- _What to work on_
Only the number is wanted: how many lines contain the word "this"?

- _Listed records_
-- -- --
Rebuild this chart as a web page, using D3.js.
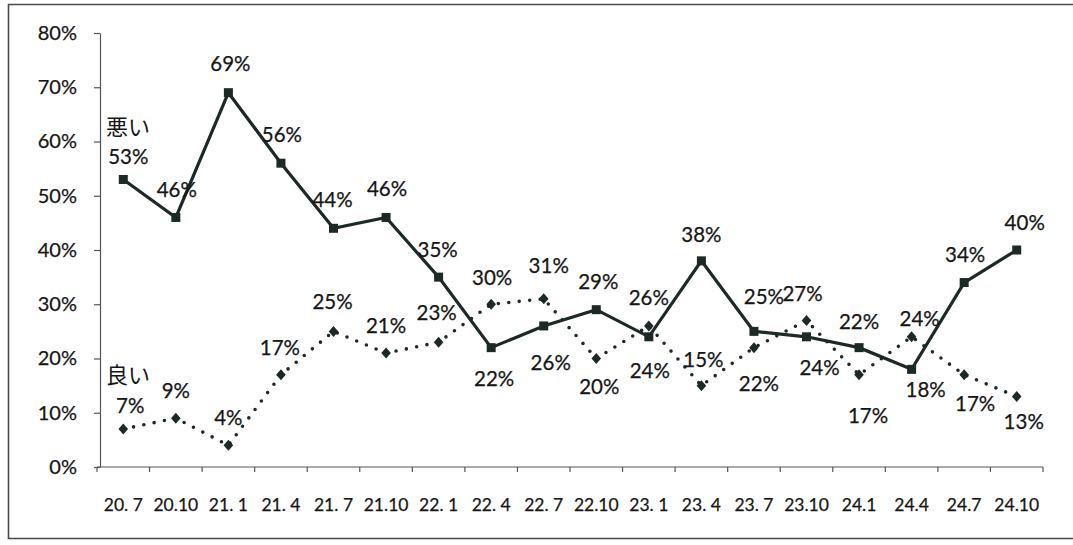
<!DOCTYPE html>
<html>
<head>
<meta charset="utf-8">
<script src="https://cdn.jsdelivr.net/npm/d3@7"></script>
<style>
  html, body { margin: 0; padding: 0; background: #fff; }
  svg { display: block; }
  text { font-family: Lato, "Open Sans", "Noto Sans", sans-serif; fill: #161616; }
</style>
</head>
<body>
<svg id="chart" width="1073" height="545"></svg>
<script>
// ---- data ----
const categories = ["20. 7","20.10","21. 1","21. 4","21. 7","21.10","22. 1","22. 4","22. 7","22.10","23. 1","23. 4","23. 7","23.10","24.1","24.4","24.7","24.10"];
const badValues  = [53, 46, 69, 56, 44, 46, 35, 22, 26, 29, 24, 38, 25, 24, 22, 18, 34, 40]; // 悪い (%)
const goodValues = [7, 9, 4, 17, 25, 21, 23, 30, 31, 20, 26, 15, 22, 27, 17, 24, 17, 13];    // 良い (%)
const seriesNames = ["悪い", "良い"];
const yTickValues = [0, 10, 20, 30, 40, 50, 60, 70, 80];

// ---- label placement (style) ----
const badLabelOffsets  = [[5,-23],[1,-28],[2,-30],[1,-29],[-1,-29],[1,-29],[-1,-28],[3,30],[7,36],[2,-29],[1,33],[0,-27],[10,-35],[13,30],[0,-27],[14,20],[1,-29],[8,-28]];
const goodLabelOffsets = [[7,-24],[0,-28],[0,-28],[-1,-28],[-1,-30],[0,-28],[-2,-30],[1,-27],[5,-34],[3,27],[0,-29],[2,-27],[5,35],[-4,-28],[9,40],[8,-19],[11,28],[7,25]];

const svg = d3.select("#chart");
const ink = "#1d2927";
const textInk = "#161616";

// border (scanned frame)
svg.append("path")
  .attr("d", "M1073,4.5 L8.5,4.5 L8.5,538.5 L1073,538.5")
  .attr("fill", "none").attr("stroke", "#4a4a4a").attr("stroke-width", 1.6);

const x = d3.scaleBand().domain(categories).range([97, 1043]).paddingInner(0).paddingOuter(0);
const y = d3.scaleLinear().domain([0, 80]).range([467, 33]);
const cx = c => x(c) + x.bandwidth() / 2;

// y axis
const yAxis = svg.append("g").attr("transform", "translate(100,0)")
  .call(d3.axisLeft(y).tickValues(yTickValues).tickFormat(d => d + "%").tickSize(6).tickSizeOuter(0).tickPadding(17));
yAxis.select(".domain").attr("stroke", "#555").attr("stroke-width", 1.2);
yAxis.selectAll(".tick line").attr("stroke", "#555").attr("stroke-width", 1.2);
yAxis.selectAll("text").style("font-size", "20px").style("font-family", "Lato, 'Open Sans', sans-serif")
  .attr("fill", textInk).attr("stroke", textInk).attr("stroke-width", 0.25);

// x axis (labels centered, ticks at category boundaries)
const xAxis = svg.append("g").attr("transform", "translate(0,467)")
  .call(d3.axisBottom(x).tickSize(0).tickPadding(32).tickSizeOuter(0));
xAxis.select(".domain").remove();
xAxis.selectAll("text").style("font-size", "17.5px").style("font-family", "Lato, 'Open Sans', sans-serif")
  .attr("fill", textInk).attr("stroke", textInk).attr("stroke-width", 0.25);
svg.append("line").attr("x1", x.range()[0]).attr("x2", x.range()[1]).attr("y1", 467).attr("y2", 467)
  .attr("stroke", "#555").attr("stroke-width", 1.2);
const bounds = d3.range(categories.length + 1).map(i => x.range()[0] + i * x.step());
svg.append("g").selectAll("line").data(bounds).join("line")
  .attr("x1", d => d).attr("x2", d => d).attr("y1", 467).attr("y2", 472)
  .attr("stroke", "#555").attr("stroke-width", 1.2);

const line = d3.line().x((d, i) => cx(categories[i])).y(d => y(d));

// good (dotted)
svg.append("path").datum(goodValues).attr("d", line)
  .attr("fill", "none").attr("stroke", ink).attr("stroke-width", 3.6)
  .attr("stroke-linecap", "round").attr("stroke-dasharray", "0 10.5");
svg.append("g").selectAll("path").data(goodValues).join("path")
  .attr("d", "M0,-5.5L4.8,0L0,5.5L-4.8,0Z")
  .attr("transform", (d, i) => `translate(${cx(categories[i])},${y(d)})`)
  .attr("fill", ink);

// bad (solid)
svg.append("path").datum(badValues).attr("d", line)
  .attr("fill", "none").attr("stroke", ink).attr("stroke-width", 3.2).attr("stroke-linejoin", "miter");
svg.append("g").selectAll("rect").data(badValues).join("rect")
  .attr("x", (d, i) => cx(categories[i]) - 4.5).attr("y", d => y(d) - 4.5)
  .attr("width", 9).attr("height", 9).attr("fill", ink);

// data labels
function labels(values, offsets) {
  svg.append("g").selectAll("text").data(values).join("text")
    .attr("x", (d, i) => cx(categories[i]) + offsets[i][0])
    .attr("y", (d, i) => y(d) + offsets[i][1])
    .attr("text-anchor", "middle").attr("dominant-baseline", "central")
    .attr("stroke", textInk).attr("stroke-width", 0.25)
    .style("font-size", "20.5px")
    .text(d => d + "%");
}
labels(badValues, badLabelOffsets);
labels(goodValues, goodLabelOffsets);

// series names
svg.append("text").attr("x", 106).attr("y", 125).attr("dominant-baseline", "central")
  .style("font-family", "'Noto Sans CJK JP', sans-serif").style("font-size", "22px").text(seriesNames[0]);
svg.append("text").attr("x", 106).attr("y", 373).attr("dominant-baseline", "central")
  .style("font-family", "'Noto Sans CJK JP', sans-serif").style("font-size", "22px").text(seriesNames[1]);
</script>
</body>
</html>
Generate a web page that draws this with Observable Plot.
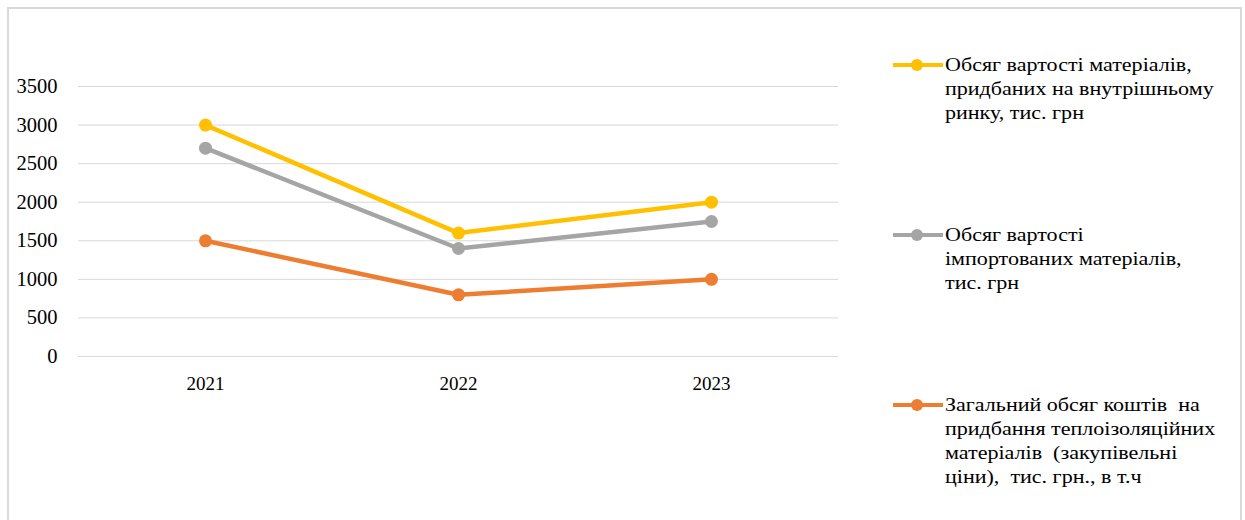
<!DOCTYPE html>
<html>
<head>
<meta charset="utf-8">
<script src="https://cdn.jsdelivr.net/npm/d3@7"></script>
<script src="https://cdn.jsdelivr.net/npm/@observablehq/plot@0.6"></script>
<style>
  body { margin: 0; background: #fff; }
  #wrap { position: relative; width: 1245px; height: 520px; overflow: hidden; font-family: "Liberation Serif", "DejaVu Serif", "Noto Serif", "Times New Roman", serif; color: #000; }
  #frame { position: absolute; left: 7px; top: 7px; width: 1235px; height: 540px; border: 2px solid #d9d9d9; box-sizing: border-box; }
  #chart { position: absolute; left: 0; top: 0; }
  #chart svg text { font-family: "Liberation Serif", "DejaVu Serif", "Noto Serif", "Times New Roman", serif; }
  .leg { position: absolute; left: 892px; font-size: 19px; line-height: 24px; white-space: pre; }
  .leg svg { position: absolute; left: 0; top: 6px; }
  .leg .txt { position: absolute; left: 53px; top: 0; transform: scaleX(1.16); transform-origin: 0 0; }
</style>
</head>
<body>
<div id="wrap">
  <div id="frame"></div>
  <div id="chart"></div>
</div>
<script>
const years = ["2021", "2022", "2023"];
const seriesNames = [
  "Обсяг вартості матеріалів, придбаних на внутрішньому ринку, тис. грн",
  "Обсяг вартості імпортованих матеріалів, тис. грн",
  "Загальний обсяг коштів  на придбання теплоізоляційних матеріалів  (закупівельні ціни), тис. грн., в т.ч"
];
const legendLines = [
  ["Обсяг вартості матеріалів,", "придбаних на внутрішньому", "ринку, тис. грн"],
  ["Обсяг вартості", "імпортованих матеріалів,", "тис. грн"],
  ["Загальний обсяг коштів  на", "придбання теплоізоляційних", "матеріалів  (закупівельні", "ціни),  тис. грн., в т.ч"]
];
const domesticValues = [3000, 1600, 2000];
const importedValues = [2700, 1400, 1750];
const totalValues = [1500, 800, 1000];
const seriesColors = ["#FFC000", "#A5A5A5", "#ED7D31"];
const yTicks = [0, 500, 1000, 1500, 2000, 2500, 3000, 3500];
const legendTops = [53, 223, 393];

const allValues = [domesticValues, importedValues, totalValues];
const data = [];
allValues.forEach((vals, i) => {
  vals.forEach((v, j) => data.push({ series: seriesNames[i], year: years[j], value: v }));
});

const chart = Plot.plot({
  width: 860,
  height: 420,
  marginLeft: 78,
  marginRight: 22,
  marginTop: 86,
  marginBottom: 64,
  style: { fontFamily: "'Liberation Serif', 'DejaVu Serif', serif", fontSize: "19px", color: "#000", background: "transparent" },
  x: { type: "point", domain: years, padding: 0.5, label: null },
  y: { domain: [0, 3500], label: null },
  color: { domain: seriesNames, range: seriesColors },
  marks: [
    Plot.gridY(yTicks, { stroke: "#d9d9d9", strokeOpacity: 1, strokeWidth: 1 }),
    Plot.axisY(yTicks, { tickSize: 0, tickPadding: 21, label: null, fontSize: 20.5, tickFormat: d => String(d) }),
    Plot.axisX(years, { tickSize: 0, tickPadding: 20, label: null, fontSize: 19 }),
    Plot.line(data, { x: "year", y: "value", z: "series", stroke: "series", strokeWidth: 4.5, strokeLinecap: "round", strokeLinejoin: "round" }),
    Plot.dot(data, { x: "year", y: "value", fill: "series", r: 6.5, stroke: "none" })
  ]
});
document.getElementById("chart").appendChild(chart);

const wrap = document.getElementById("wrap");
seriesNames.forEach((name, i) => {
  const div = document.createElement("div");
  div.className = "leg";
  div.style.top = legendTops[i] + "px";
  div.innerHTML =
    `<svg width="52" height="12"><line x1="1" y1="6" x2="51" y2="6" stroke="${seriesColors[i]}" stroke-width="4"/><circle cx="25" cy="6" r="6" fill="${seriesColors[i]}"/></svg>` +
    `<div class="txt">${legendLines[i].join("\n")}</div>`;
  div.title = name;
  wrap.appendChild(div);
});
</script>
</body>
</html>
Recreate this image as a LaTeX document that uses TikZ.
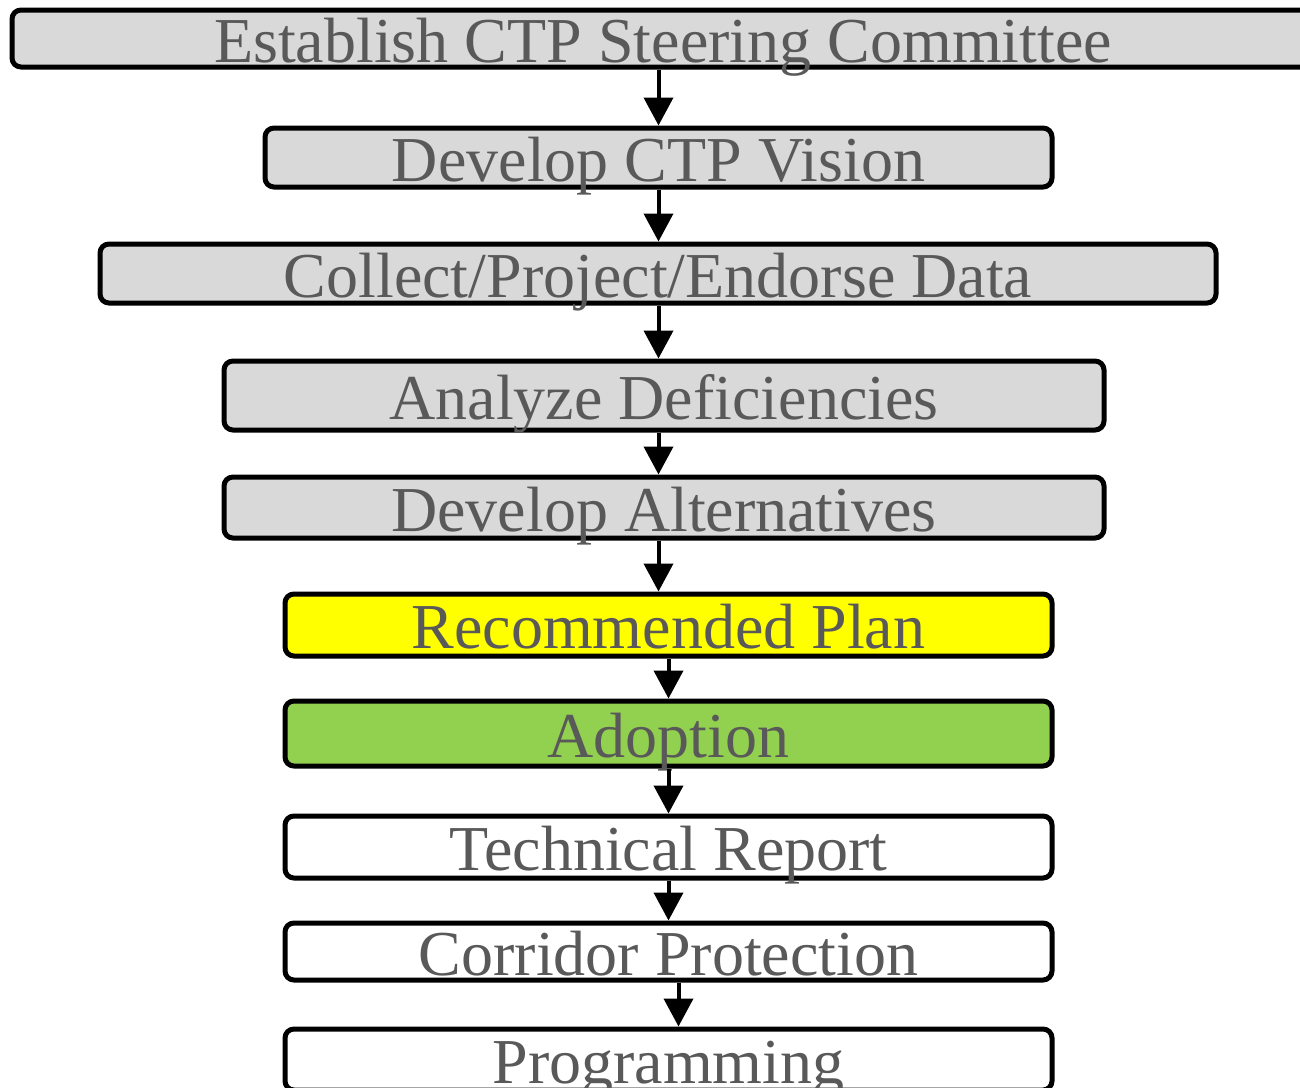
\documentclass[tikz,border=0pt]{standalone}
\usepackage{fontspec}
\setmainfont{Liberation Serif}
\usetikzlibrary{arrows.meta}

\definecolor{boxgray}{HTML}{D9D9D9}
\definecolor{txtgray}{HTML}{595959}
\definecolor{planyellow}{HTML}{FFFF00}
\definecolor{adoptgreen}{HTML}{92D050}

\tikzset{
  stage/.style={draw=black, line width=5pt, rounded corners=9pt, fill=boxgray,
    text=txtgray, font=\fontsize{64}{70}\selectfont, inner sep=0pt,
    text height=50pt, text depth=3pt},
  flow/.style={line width=4pt, -{Triangle[width=29pt,length=28pt]}},
}

\begin{document}
\begin{tikzpicture}[x=1pt,y=-1pt]
        \useasboundingbox (0,0) rectangle (1300,1087);
        % steps
        \node[stage, minimum width=1302pt, minimum height=57pt] (s1) at (663,38.5) {Establish CTP Steering Committee};
        \node[stage, minimum width=787pt, minimum height=59pt] (s2) at (658.5,157.5) {Develop CTP Vision};
        \node[stage, minimum width=1116pt, minimum height=59pt] (s3) at (658,273.5) {Collect/Project/Endorse Data};
        \node[stage, minimum width=880pt, minimum height=69pt] (s4) at (664,395.5) {Analyze Deficiencies};
        \node[stage, minimum width=880pt, minimum height=61pt] (s5) at (664,507.5) {Develop Alternatives};
        \node[stage, fill=planyellow, minimum width=767pt, minimum height=62pt] (s6) at (668.5,625) {Recommended Plan};
        \node[stage, fill=adoptgreen, minimum width=767pt, minimum height=65pt] (s7) at (668.5,733.5) {Adoption};
        \node[stage, fill=white, minimum width=767pt, minimum height=62pt] (s8) at (668.5,847) {Technical Report};
        \node[stage, fill=white, minimum width=767pt, minimum height=57pt] (s9) at (668.5,951.5) {Corridor Protection};
        \node[stage, fill=white, minimum width=767pt, minimum height=61pt] (s10) at (668.5,1059.5) {Programming};
        % arrows
        \draw[flow] (s1.south -| s2.north) -- (s2.north);
        \draw[flow] (s2.south) -- (s3.north -| s2.south);
        \draw[flow] (s3.south -| s2.south) -- (s4.north -| s2.south);
        \draw[flow] (s4.south -| s2.south) -- (s5.north -| s2.south);
        \draw[flow] (s5.south -| s2.south) -- (s6.north -| s2.south);
        \draw[flow] (s6.south) -- (s7.north);
        \draw[flow] (s7.south) -- (s8.north);
        \draw[flow] (s8.south) -- (s9.north);
        \draw[flow] ([xshift=10pt]s9.south) -- ([xshift=10pt]s10.north);
\end{tikzpicture}
\end{document}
-- -- --
- _Output_
3